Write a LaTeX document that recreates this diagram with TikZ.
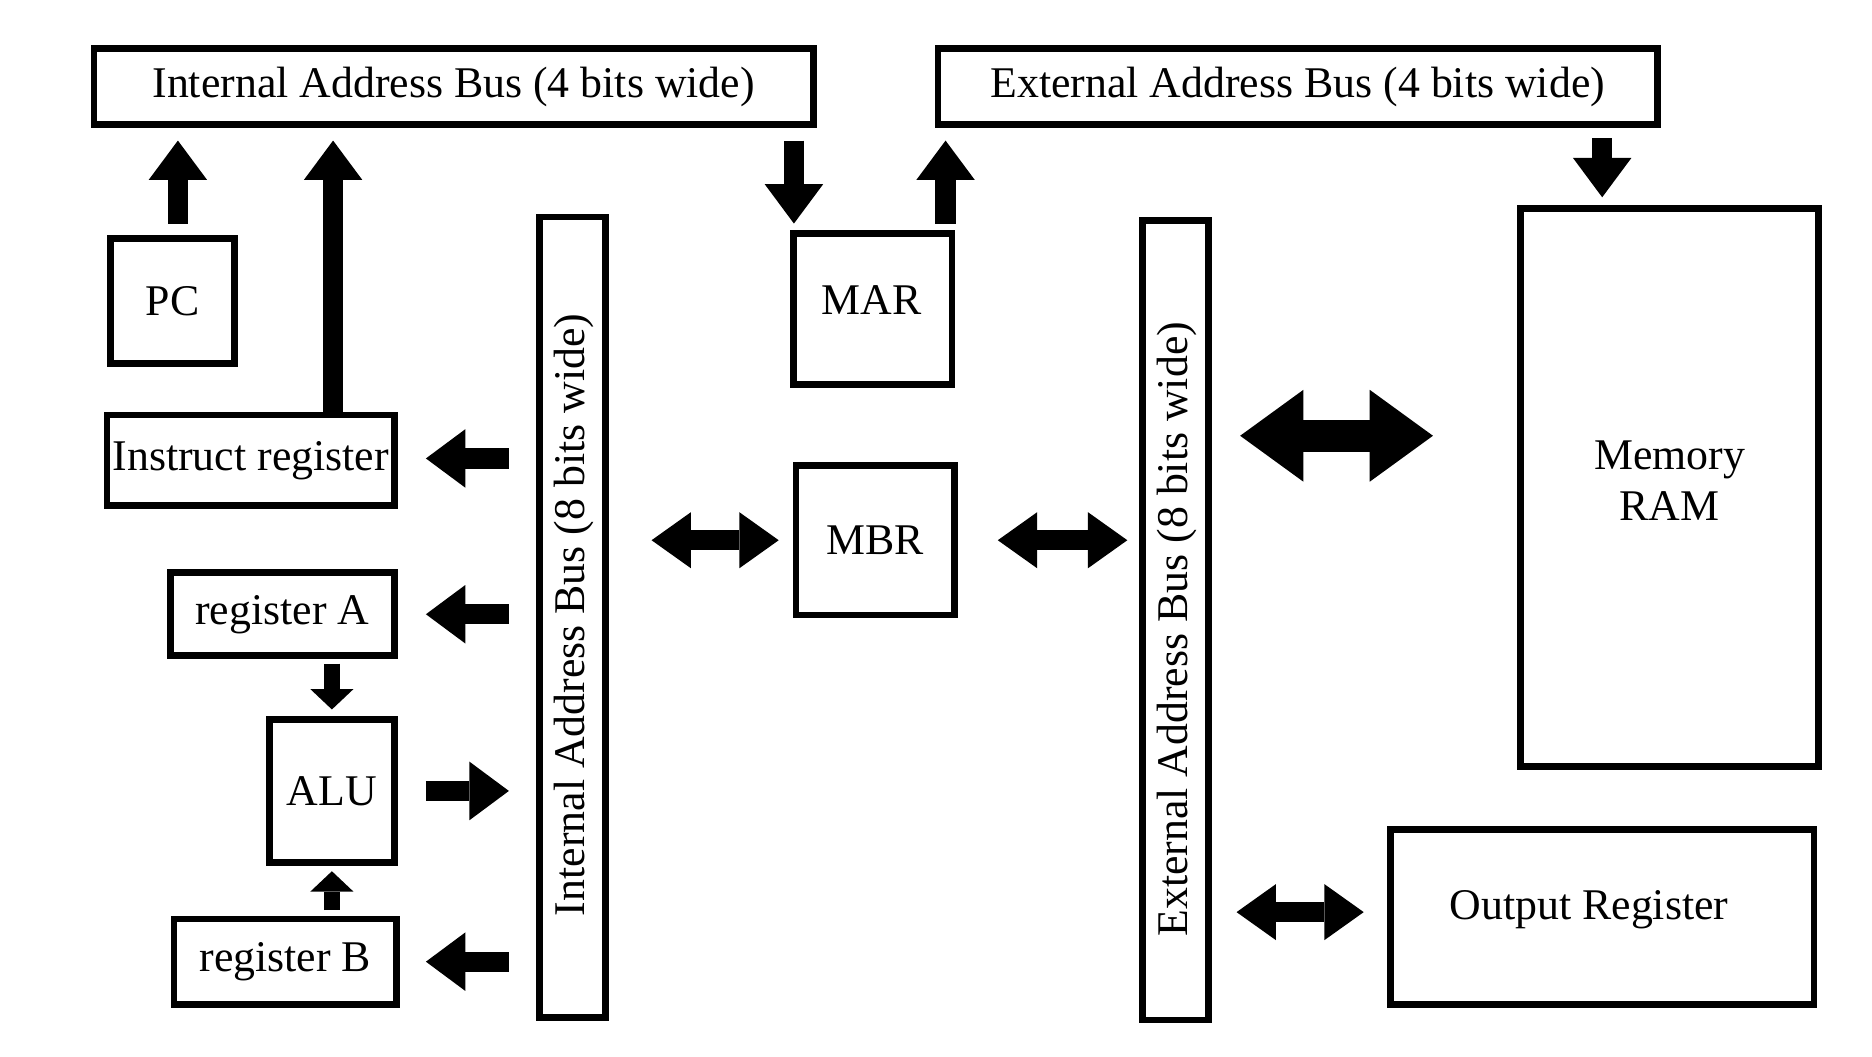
\documentclass[tikz,border=0pt]{standalone}
\usepackage{fontspec}
\setmainfont{Liberation Serif}
\usetikzlibrary{arrows.meta,calc}
\newcommand\diagfont{\fontsize{36.7}{43}\selectfont}
\begin{document}
\begin{tikzpicture}[x=1pt,y=-1pt,
  box/.style={draw, line width=5.5pt, inner sep=0pt, font=\diagfont},
  txt/.style={inner sep=0pt, font=\diagfont},
  blk/.style={line width=17pt, -{Triangle[length=33pt,width=49pt,line width=0pt]}},
  sblk/.style={line width=13pt, -{Triangle[length=17pt,width=36pt,line width=0pt]}},
  dbl/.style={line width=17pt, {Triangle[length=33pt,width=47pt,line width=0pt]}-{Triangle[length=33pt,width=47pt,line width=0pt]}},
  bigdbl/.style={line width=27pt, {Triangle[length=53pt,width=77pt,line width=0pt]}-{Triangle[length=53pt,width=77pt,line width=0pt]}}
]
\fill[white] (0,0) rectangle (1568,885);
\useasboundingbox (0,0) rectangle (1568,885);

% boxes
\node[box, minimum width=602.5pt, minimum height=63.5pt] (iab4) at (380,72.5) {Internal Address Bus (4 bits wide)};
\node[box, minimum width=602.5pt, minimum height=63.5pt] (eab4) at (1087,72.5) {External Address Bus (4 bits wide)};
\node[box, minimum width=103.5pt, minimum height=104.5pt] (pc) at (144.5,252) {PC};
\node[box, minimum width=55.5pt, minimum height=670.5pt] (ibus) at (479.5,517) {};
\node[txt, rotate=90] (ibustxt) at (481,515) {Internal Address Bus (8 bits wide)};
\node[box, minimum width=132.5pt, minimum height=126.5pt] (mar) at (731,259) {};
\node[txt] (martxt) at (730,251) {MAR};
\node[box, minimum width=132.5pt, minimum height=125.5pt] (mbr) at (733,452.5) {MBR};
\node[box, minimum width=55.5pt, minimum height=669.5pt] (ebus) at (984.5,519.5) {};
\node[txt, rotate=90] (ebustxt) at (986,527) {External Address Bus (8 bits wide)};
\node[box, minimum width=249.5pt, minimum height=467.5pt] (mem) at (1398.5,408.5) {};
\node[txt, align=center] (memtxt) at (1398.5,402.5) {Memory\\RAM};
\node[box, minimum width=240.5pt, minimum height=75.5pt] (ir) at (210,385.5) {Instruct register};
\node[box, minimum width=187.5pt, minimum height=69.5pt] (rega) at (236.5,514.5) {register A};
\node[box, minimum width=104.5pt, minimum height=119.5pt] (alu) at (278,662.5) {ALU};
\node[box, minimum width=186.5pt, minimum height=71.5pt] (regb) at (239,805.5) {register B};
\node[box, minimum width=354.5pt, minimum height=146.5pt] (outr) at (1342,768) {};
\node[txt] (outrtxt) at (1331,762) {Output Register};

% vertical arrows
\draw[blk, shorten <=9.75pt, shorten >=10.75pt] ($(pc.north)+(4.5,0)$) -- ($(pc.north |- iab4.south)+(4.5,0)$);
\draw[blk, shorten >=10.75pt] ($(ir.north)+(69,0)$) -- ($(ir.north |- iab4.south)+(69,0)$);
\draw[blk, shorten <=10.75pt, shorten >=5.75pt] ($(mar.north |- iab4.south)+(-66,0)$) -- ($(mar.north)+(-66,0)$);
\draw[blk, shorten <=5.75pt, shorten >=10.75pt] ($(mar.north)+(61,0)$) -- ($(mar.north |- eab4.south)+(61,0)$);
\draw[blk, shorten <=8.75pt, shorten >=6.75pt] ($(mem.north |- eab4.south)+(-56.5,0)$) -- ($(mem.north)+(-56.5,0)$);
\draw[sblk, shorten <=3.75pt, shorten >=5.75pt] (alu.north |- rega.south) -- (alu.north);
\draw[sblk, shorten <=4.75pt, shorten >=4.75pt] (alu.south |- regb.north) -- (alu.south);

% horizontal arrows on the left
\draw[blk, shorten <=22.75pt, shorten >=23.75pt] ($(ir.east -| ibus.west)+(0,-1.5)$) -- ($(ir.east)+(0,-1.5)$);
\draw[blk, shorten <=22.75pt, shorten >=23.75pt] (rega.east -| ibus.west) -- (rega.east);
\draw[blk, shorten <=23.75pt, shorten >=22.75pt] (alu.east) -- (alu.east -| ibus.west);
\draw[blk, shorten <=22.75pt, shorten >=21.75pt] (regb.east -| ibus.west) -- (regb.east);

% double arrows
\draw[dbl, shorten <=35.75pt, shorten >=11.75pt] (mbr.west -| ibus.east) -- (mbr.west);
\draw[dbl, shorten <=33.75pt, shorten >=9.75pt] (mbr.east) -- (mbr.east -| ebus.west);
\draw[bigdbl, shorten <=23.75pt, shorten >=70.75pt] ($(mem.west -| ebus.east)+(0,-43.5)$) -- ($(mem.west)+(0,-43.5)$);
\draw[dbl, shorten <=20.75pt, shorten >=19.75pt] ($(outr.west -| ebus.east)+(0,-4)$) -- ($(outr.west)+(0,-4)$);
\end{tikzpicture}
\end{document}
■ ■ ■
** WRITTEN PROBLEM **
Repeat the material above in full and exactly, omitting the pictures.

** OUTPUT BELOW **
Write a LaTeX document that recreates this diagram with TikZ.
\documentclass[tikz,border=0pt]{standalone}
\usepackage{fontspec}
\setmainfont{Liberation Serif}
\usetikzlibrary{arrows.meta,calc}
\newcommand\diagfont{\fontsize{36.7}{43}\selectfont}
\begin{document}
\begin{tikzpicture}[x=1pt,y=-1pt,
  box/.style={draw, line width=5.5pt, inner sep=0pt, font=\diagfont},
  txt/.style={inner sep=0pt, font=\diagfont},
  blk/.style={line width=17pt, -{Triangle[length=33pt,width=49pt,line width=0pt]}},
  sblk/.style={line width=13pt, -{Triangle[length=17pt,width=36pt,line width=0pt]}},
  dbl/.style={line width=17pt, {Triangle[length=33pt,width=47pt,line width=0pt]}-{Triangle[length=33pt,width=47pt,line width=0pt]}},
  bigdbl/.style={line width=27pt, {Triangle[length=53pt,width=77pt,line width=0pt]}-{Triangle[length=53pt,width=77pt,line width=0pt]}}
]
\fill[white] (0,0) rectangle (1568,885);
\useasboundingbox (0,0) rectangle (1568,885);

% boxes
\node[box, minimum width=602.5pt, minimum height=63.5pt] (iab4) at (380,72.5) {Internal Address Bus (4 bits wide)};
\node[box, minimum width=602.5pt, minimum height=63.5pt] (eab4) at (1087,72.5) {External Address Bus (4 bits wide)};
\node[box, minimum width=103.5pt, minimum height=104.5pt] (pc) at (144.5,252) {PC};
\node[box, minimum width=55.5pt, minimum height=670.5pt] (ibus) at (479.5,517) {};
\node[txt, rotate=90] (ibustxt) at (481,515) {Internal Address Bus (8 bits wide)};
\node[box, minimum width=132.5pt, minimum height=126.5pt] (mar) at (731,259) {};
\node[txt] (martxt) at (730,251) {MAR};
\node[box, minimum width=132.5pt, minimum height=125.5pt] (mbr) at (733,452.5) {MBR};
\node[box, minimum width=55.5pt, minimum height=669.5pt] (ebus) at (984.5,519.5) {};
\node[txt, rotate=90] (ebustxt) at (986,527) {External Address Bus (8 bits wide)};
\node[box, minimum width=249.5pt, minimum height=467.5pt] (mem) at (1398.5,408.5) {};
\node[txt, align=center] (memtxt) at (1398.5,402.5) {Memory\\RAM};
\node[box, minimum width=240.5pt, minimum height=75.5pt] (ir) at (210,385.5) {Instruct register};
\node[box, minimum width=187.5pt, minimum height=69.5pt] (rega) at (236.5,514.5) {register A};
\node[box, minimum width=104.5pt, minimum height=119.5pt] (alu) at (278,662.5) {ALU};
\node[box, minimum width=186.5pt, minimum height=71.5pt] (regb) at (239,805.5) {register B};
\node[box, minimum width=354.5pt, minimum height=146.5pt] (outr) at (1342,768) {};
\node[txt] (outrtxt) at (1331,762) {Output Register};

% vertical arrows
\draw[blk, shorten <=9.75pt, shorten >=10.75pt] ($(pc.north)+(4.5,0)$) -- ($(pc.north |- iab4.south)+(4.5,0)$);
\draw[blk, shorten >=10.75pt] ($(ir.north)+(69,0)$) -- ($(ir.north |- iab4.south)+(69,0)$);
\draw[blk, shorten <=10.75pt, shorten >=5.75pt] ($(mar.north |- iab4.south)+(-66,0)$) -- ($(mar.north)+(-66,0)$);
\draw[blk, shorten <=5.75pt, shorten >=10.75pt] ($(mar.north)+(61,0)$) -- ($(mar.north |- eab4.south)+(61,0)$);
\draw[blk, shorten <=8.75pt, shorten >=6.75pt] ($(mem.north |- eab4.south)+(-56.5,0)$) -- ($(mem.north)+(-56.5,0)$);
\draw[sblk, shorten <=3.75pt, shorten >=5.75pt] (alu.north |- rega.south) -- (alu.north);
\draw[sblk, shorten <=4.75pt, shorten >=4.75pt] (alu.south |- regb.north) -- (alu.south);

% horizontal arrows on the left
\draw[blk, shorten <=22.75pt, shorten >=23.75pt] ($(ir.east -| ibus.west)+(0,-1.5)$) -- ($(ir.east)+(0,-1.5)$);
\draw[blk, shorten <=22.75pt, shorten >=23.75pt] (rega.east -| ibus.west) -- (rega.east);
\draw[blk, shorten <=23.75pt, shorten >=22.75pt] (alu.east) -- (alu.east -| ibus.west);
\draw[blk, shorten <=22.75pt, shorten >=21.75pt] (regb.east -| ibus.west) -- (regb.east);

% double arrows
\draw[dbl, shorten <=35.75pt, shorten >=11.75pt] (mbr.west -| ibus.east) -- (mbr.west);
\draw[dbl, shorten <=33.75pt, shorten >=9.75pt] (mbr.east) -- (mbr.east -| ebus.west);
\draw[bigdbl, shorten <=23.75pt, shorten >=70.75pt] ($(mem.west -| ebus.east)+(0,-43.5)$) -- ($(mem.west)+(0,-43.5)$);
\draw[dbl, shorten <=20.75pt, shorten >=19.75pt] ($(outr.west -| ebus.east)+(0,-4)$) -- ($(outr.west)+(0,-4)$);
\end{tikzpicture}
\end{document}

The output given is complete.